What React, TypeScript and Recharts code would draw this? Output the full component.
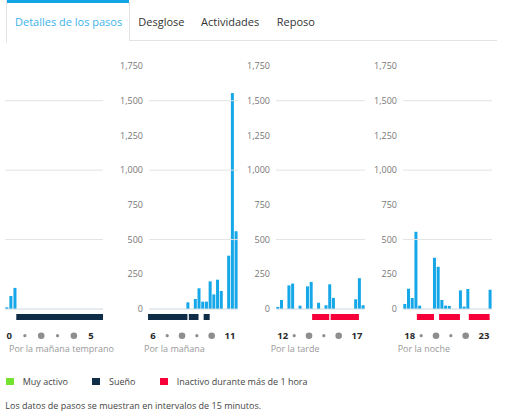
import React from 'react';
import { BarChart, Bar, XAxis, YAxis, ReferenceLine } from 'recharts';

const FONT = '"Open Sans", sans-serif';
const STEP_COLOR = '#15a7e8';
const SLEEP_COLOR = '#0f2d47';
const INACTIVE_COLOR = '#f7003a';
const ACTIVE_COLOR = '#74e22e';

// steps per 15-minute slot (24 slots per 6-hour panel)
const earlyMorningSteps = [12, 94, 152, 0, 0, 0, 0, 0, 0, 0, 0, 0, 0, 0, 0, 0, 0, 0, 0, 0, 0, 0, 0, 0];
const morningSteps = [0, 0, 0, 0, 0, 0, 0, 0, 0, 0, 48, 0, 72, 149, 53, 53, 199, 105, 211, 130, 0, 384, 1555, 560];
const afternoonSteps = [15, 65, 0, 170, 183, 0, 24, 0, 163, 195, 0, 45, 0, 27, 178, 80, 0, 0, 0, 0, 0, 70, 222, 27];
const nightSteps = [36, 146, 79, 556, 24, 0, 0, 0, 369, 304, 65, 24, 22, 0, 0, 134, 17, 144, 0, 0, 0, 0, 0, 139];

// sleep flags per slot
const earlyMorningSleep = [0, 0, 0, 1, 1, 1, 1, 1, 1, 1, 1, 1, 1, 1, 1, 1, 1, 1, 1, 1, 1, 1, 1, 1];
const morningSleep = [1, 1, 1, 1, 1, 1, 1, 1, 1, 1, 0, 1, 1, 0, 0, 1, 0, 0, 0, 0, 0, 0, 0, 0];
const afternoonSleep = [0, 0, 0, 0, 0, 0, 0, 0, 0, 0, 0, 0, 0, 0, 0, 0, 0, 0, 0, 0, 0, 0, 0, 0];
const nightSleep = [0, 0, 0, 0, 0, 0, 0, 0, 0, 0, 0, 0, 0, 0, 0, 0, 0, 0, 0, 0, 0, 0, 0, 0];

// inactive > 1 hour flags per slot
const earlyMorningInactive = [0, 0, 0, 0, 0, 0, 0, 0, 0, 0, 0, 0, 0, 0, 0, 0, 0, 0, 0, 0, 0, 0, 0, 0];
const morningInactive = [0, 0, 0, 0, 0, 0, 0, 0, 0, 0, 0, 0, 0, 0, 0, 0, 0, 0, 0, 0, 0, 0, 0, 0];
const afternoonInactive = [0, 0, 0, 0, 0, 0, 0, 0, 0, 0, 1, 1, 1, 1, 0, 1, 1, 1, 1, 1, 1, 1, 0, 0];
const nightInactive = [0, 0, 0, 0, 1, 1, 1, 1, 0, 0, 1, 1, 1, 1, 1, 0, 0, 0, 1, 1, 1, 1, 1, 0];

const panelNames = ['Por la mañana temprano', 'Por la mañana', 'Por la tarde', 'Por la noche'];
const panelHours = [
  [0, 1, 2, 3, 4, 5],
  [6, 7, 8, 9, 10, 11],
  [12, 13, 14, 15, 16, 17],
  [18, 19, 20, 21, 22, 23],
];
const yTicks = [0, 250, 500, 750, 1000, 1250, 1500, 1750];
const gridValues = [500, 1000, 1500];

const tabs = ['Detalles de los pasos', 'Desglose', 'Actividades', 'Reposo'];
const legendItems = [
  { label: 'Muy activo', color: ACTIVE_COLOR },
  { label: 'Sueño', color: SLEEP_COLOR },
  { label: 'Inactivo durante más de 1 hora', color: INACTIVE_COLOR },
];
const footnote = 'Los datos de pasos se muestran en intervalos de 15 minutos.';

const stepsSeries = [earlyMorningSteps, morningSteps, afternoonSteps, nightSteps];
const sleepSeries = [earlyMorningSleep, morningSleep, afternoonSleep, nightSleep];
const inactiveSeries = [earlyMorningInactive, morningInactive, afternoonInactive, nightInactive];

// layout
const panelLayout = [
  { left: 5, axis: 0, plot: 98, labelX: 9 },
  { left: 110, axis: 39, plot: 89, labelX: 144 },
  { left: 237, axis: 39, plot: 89, labelX: 270.7 },
  { left: 364, axis: 39, plot: 89, labelX: 397.7 },
];
const tabX = [15, 138.3, 201, 276.7];
const legendX = [
  { box: 5.7, text: 22.7 },
  { box: 91.7, text: 109 },
  { box: 160, text: 176.7 },
];

const fmt = (v: number) => v.toLocaleString('en-US');

function HourTick(props: any) {
  const { x, y, payload, hours } = props;
  const h = Math.round(Number(payload.value) / 4);
  const cy = y + 16.7;
  if (h === 0 || h === 5) {
    return (
      <text x={x - 0.5} y={cy} dy="0.35em" textAnchor="start" fontSize={9.5} fontWeight={700} fill="#2a2a2a" fontFamily={FONT}>
        {hours[h]}
      </text>
    );
  }
  const r = h % 2 === 1 ? 1.6 : 3.3;
  return <circle cx={x + 1.5} cy={cy} r={r} fill="#8e8e8e" />;
}

function Panel({ idx }: { idx: number }) {
  const lay = panelLayout[idx];
  const data = stepsSeries[idx].map((s, i) => ({
    slot: i,
    steps: s,
    sleep: sleepSeries[idx][i],
    inactive: inactiveSeries[idx][i],
  }));
  const width = lay.axis + lay.plot;
  return (
    <>
      <div style={{ position: 'absolute', left: lay.left, top: 60 }}>
        <BarChart width={width} height={260} data={data} margin={{ top: 6, right: 0, bottom: 11, left: 0 }} barCategoryGap={0.3}>
          <XAxis dataKey="slot" hide />
          <YAxis
            hide={lay.axis === 0}
            width={lay.axis || 0}
            domain={[0, 1750]}
            ticks={yTicks}
            tickFormatter={fmt}
            axisLine={false}
            tickLine={false}
            tickSize={0}
            tickMargin={6}
            tick={{ fontSize: 9, fill: '#777', fontFamily: FONT }}
            interval={0}
          />
          {gridValues.map((g) => (
            <ReferenceLine key={g} y={g} stroke="#e3e3e3" strokeWidth={1} />
          ))}
          <ReferenceLine y={0} stroke="#cdd8e1" strokeWidth={1} />
          <Bar dataKey="steps" fill={STEP_COLOR} isAnimationActive={false} />
        </BarChart>
      </div>
      <div style={{ position: 'absolute', left: lay.left, top: 314 }}>
        <BarChart width={width} height={35} data={data} margin={{ top: 0, right: 0, bottom: 0, left: lay.axis }} barCategoryGap="1%">
          <XAxis
            dataKey="slot"
            height={30}
            interval={3}
            axisLine={false}
            tickLine={false}
            tickSize={0}
            tickMargin={0}
            tick={(p: any) => <HourTick {...p} hours={panelHours[idx]} />}
          />
          <YAxis hide domain={[0, 1]} />
          <Bar dataKey="sleep" stackId="s" fill={SLEEP_COLOR} stroke={SLEEP_COLOR} strokeWidth={2} isAnimationActive={false} />
          <Bar dataKey="inactive" stackId="s" fill={INACTIVE_COLOR} stroke={INACTIVE_COLOR} strokeWidth={2} isAnimationActive={false} />
        </BarChart>
      </div>
      <div
        style={{
          position: 'absolute',
          left: lay.labelX,
          top: 342,
          lineHeight: '14px',
          fontSize: 9,
          color: '#999',
          fontFamily: FONT,
          whiteSpace: 'nowrap',
        }}
      >
        {panelNames[idx]}
      </div>
    </>
  );
}

export default function App() {
  return (
    <div style={{ position: 'absolute', left: 0, top: 0, width: 507, height: 420, background: '#fff', fontFamily: FONT, overflow: 'hidden' }}>
      {/* tabs */}
      <div style={{ position: 'absolute', left: 6, top: 0, width: 123, height: 3, background: '#12a5e6' }} />
      <div style={{ position: 'absolute', left: 6, top: 0, width: 1, height: 43, background: '#e3e3e3' }} />
      <div style={{ position: 'absolute', left: 129, top: 2, width: 1, height: 39, background: '#e3e3e3' }} />
      <div style={{ position: 'absolute', left: 129, top: 40, width: 368, height: 1, background: '#e3e3e3' }} />
      {tabs.map((t, i) => (
        <div
          key={t}
          style={{
            position: 'absolute',
            left: tabX[i],
            top: 14,
            lineHeight: '16px',
            fontSize: 11,
            color: i === 0 ? '#3db2ea' : '#333',
            whiteSpace: 'nowrap',
          }}
        >
          {t}
        </div>
      ))}

      {[0, 1, 2, 3].map((i) => (
        <Panel key={i} idx={i} />
      ))}

      {/* legend */}
      {legendItems.map((it, i) => (
        <React.Fragment key={it.label}>
          <div style={{ position: 'absolute', left: legendX[i].box, top: 378, width: 8, height: 7, background: it.color }} />
          <div
            style={{
              position: 'absolute',
              left: legendX[i].text,
              top: 374.5,
              lineHeight: '14px',
              fontSize: 9,
              color: '#444',
              whiteSpace: 'nowrap',
            }}
          >
            {it.label}
          </div>
        </React.Fragment>
      ))}
      <div
        style={{
          position: 'absolute',
          left: 5.3,
          top: 398.7,
          lineHeight: '14px',
          fontSize: 9,
          color: '#444',
          whiteSpace: 'nowrap',
        }}
      >
        {footnote}
      </div>
    </div>
  );
}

_____

# [Problem to solve]
Reproduce the material above from its first line through the line containing "const ACTIVE_COLOR = '#74e22e';", both ends included, and skip every picture.

# [Correct result]
What React, TypeScript and Recharts code would draw this? Output the full component.
import React from 'react';
import { BarChart, Bar, XAxis, YAxis, ReferenceLine } from 'recharts';

const FONT = '"Open Sans", sans-serif';
const STEP_COLOR = '#15a7e8';
const SLEEP_COLOR = '#0f2d47';
const INACTIVE_COLOR = '#f7003a';
const ACTIVE_COLOR = '#74e22e';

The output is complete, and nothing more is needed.